September 21: The Atlanta Life Insurance Company Was Founded Today in 1905

0 Posted by - April 11, 2024 - On This Date

Photo credits: The Atlanta Life Insurance Company for the AAREG

On September 21, 1905, the Atlanta Life Insurance Company was founded. They are the largest Black-owned stockholder insurance company in America.

Founded by a former slave, Alonzo Franklin Herndon, he purchased a small benevolent association for $140 and, with the acquisition and reorganization of two other companies in that year forming the Atlanta Mutual Insurance Association. In June 1996, Charles Cornelius began as the fifth president and chief executive officer and carries on the company’s proud legacy.
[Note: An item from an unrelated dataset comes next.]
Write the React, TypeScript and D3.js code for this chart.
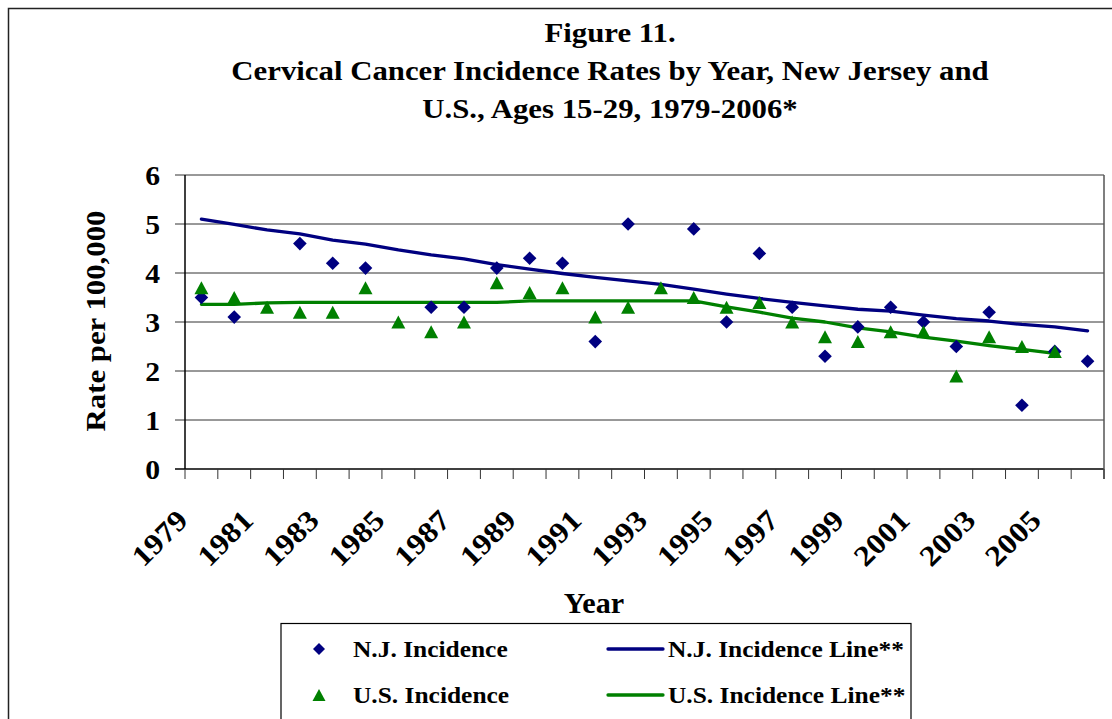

Currently, Roosevelt Giles serves as president, Atlanta Life has assets of over $200 million and operates in 17 states.

Early Humble Beginnings

Atlanta Life began as a small insurance associated with a capital investment of $5,000. For many years it operated as a mutual assessment enterprise. The policyholders, exceeding 23,000 by the end of 1909, provided the majority of the revenue through premium payments and periodic assessments.

The company offered one contract, an industrial health and accident policy, which paid a small sum upon the death of a policyholder. In 1916 the firm strengthened its financial base by becoming a stockholder organization. Using his personal resources to support the enterprise, Herndon purchased approximately 90 percent of Atlanta Life’s stock.

Generational Progress and Leadership

Herndon died in 1927 and was succeeded as president by his son, Norris, a graduate of Atlanta University and Harvard University. Groomed by his father to assume the reins of Atlanta Life, Norris Herndon led the firm for more than four and a half decades.

His tenure was characterized by cautious growth, prudent investments, sensible management, and careful economies that permitted few frills. The sales area expanded from nine to eleven states, assets increased to almost $54 million by 1960, and insurance in force grew to $176 million.

When Norris Herndon retired in 1973, the company’s financial standing showed $84.5 million in assets and more than $346 million in insurance in force. Norris Herndon believed that even in postwar America black businesses remained vulnerable to the adversities of a segregated society.

In 1950 he created as a memorial to his parents the Herndon Foundation—a nonprofit corporation to which the controlling shares of stock would be bequeathed at his death. The earnings of the foundation were earmarked for religious, educational, scientific, and literary purposes.

The establishment of the foundation also ushered in an era of support for the increasing efforts of African Americans to secure civil rights, economic dignity, and progress in general.

Atlanta Life supported the growing protest movement in the 1950s by offering employment to fired teachers, posting bail for jailed students, and providing meeting space and printing and communications facilities to civil rights groups.

Sources: The World Book Encyclopedia (1996 World Book Inc.), Alexa B. Henderson, “Alonzo F. Herndon and Black Insurance in Atlanta,” Atlanta Historical Bulletin 21 (1977), Alexa B. Henderson, Atlanta Life Insurance Company: Guardian of Black Economic Dignity (Tuscaloosa: University of Alabama Press, 1990).